=== EXERCISE OBJECTIVE ===
Can you output the material exactly as written, minus any pictures it holds?

* begin MATERIAL PROVIDED *

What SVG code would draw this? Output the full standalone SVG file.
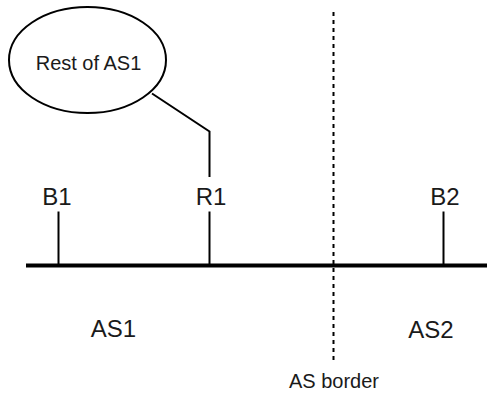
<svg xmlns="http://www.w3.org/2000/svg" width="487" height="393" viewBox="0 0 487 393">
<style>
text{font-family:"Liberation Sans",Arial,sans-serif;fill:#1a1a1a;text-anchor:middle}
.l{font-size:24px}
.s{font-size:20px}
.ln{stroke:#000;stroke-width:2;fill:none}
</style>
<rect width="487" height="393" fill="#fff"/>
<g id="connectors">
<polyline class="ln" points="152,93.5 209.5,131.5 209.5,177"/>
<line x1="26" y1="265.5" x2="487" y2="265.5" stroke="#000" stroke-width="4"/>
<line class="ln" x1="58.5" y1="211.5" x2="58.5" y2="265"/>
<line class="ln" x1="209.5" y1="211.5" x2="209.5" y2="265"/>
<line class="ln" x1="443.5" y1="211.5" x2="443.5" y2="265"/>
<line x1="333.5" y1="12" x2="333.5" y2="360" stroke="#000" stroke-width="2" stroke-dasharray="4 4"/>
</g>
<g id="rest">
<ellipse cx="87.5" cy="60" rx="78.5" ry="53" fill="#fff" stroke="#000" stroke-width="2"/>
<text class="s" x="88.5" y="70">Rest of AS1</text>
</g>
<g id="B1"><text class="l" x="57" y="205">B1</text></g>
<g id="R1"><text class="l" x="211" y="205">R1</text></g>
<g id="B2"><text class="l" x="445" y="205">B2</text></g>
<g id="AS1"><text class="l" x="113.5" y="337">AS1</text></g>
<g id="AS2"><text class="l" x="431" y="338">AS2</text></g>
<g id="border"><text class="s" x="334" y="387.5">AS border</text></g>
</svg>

* end MATERIAL PROVIDED *

=== FINAL RESULT ===
What SVG code would draw this? Output the full standalone SVG file.
<svg xmlns="http://www.w3.org/2000/svg" width="487" height="393" viewBox="0 0 487 393">
<style>
text{font-family:"Liberation Sans",Arial,sans-serif;fill:#1a1a1a;text-anchor:middle}
.l{font-size:24px}
.s{font-size:20px}
.ln{stroke:#000;stroke-width:2;fill:none}
</style>
<rect width="487" height="393" fill="#fff"/>
<g id="connectors">
<polyline class="ln" points="152,93.5 209.5,131.5 209.5,177"/>
<line x1="26" y1="265.5" x2="487" y2="265.5" stroke="#000" stroke-width="4"/>
<line class="ln" x1="58.5" y1="211.5" x2="58.5" y2="265"/>
<line class="ln" x1="209.5" y1="211.5" x2="209.5" y2="265"/>
<line class="ln" x1="443.5" y1="211.5" x2="443.5" y2="265"/>
<line x1="333.5" y1="12" x2="333.5" y2="360" stroke="#000" stroke-width="2" stroke-dasharray="4 4"/>
</g>
<g id="rest">
<ellipse cx="87.5" cy="60" rx="78.5" ry="53" fill="#fff" stroke="#000" stroke-width="2"/>
<text class="s" x="88.5" y="70">Rest of AS1</text>
</g>
<g id="B1"><text class="l" x="57" y="205">B1</text></g>
<g id="R1"><text class="l" x="211" y="205">R1</text></g>
<g id="B2"><text class="l" x="445" y="205">B2</text></g>
<g id="AS1"><text class="l" x="113.5" y="337">AS1</text></g>
<g id="AS2"><text class="l" x="431" y="338">AS2</text></g>
<g id="border"><text class="s" x="334" y="387.5">AS border</text></g>
</svg>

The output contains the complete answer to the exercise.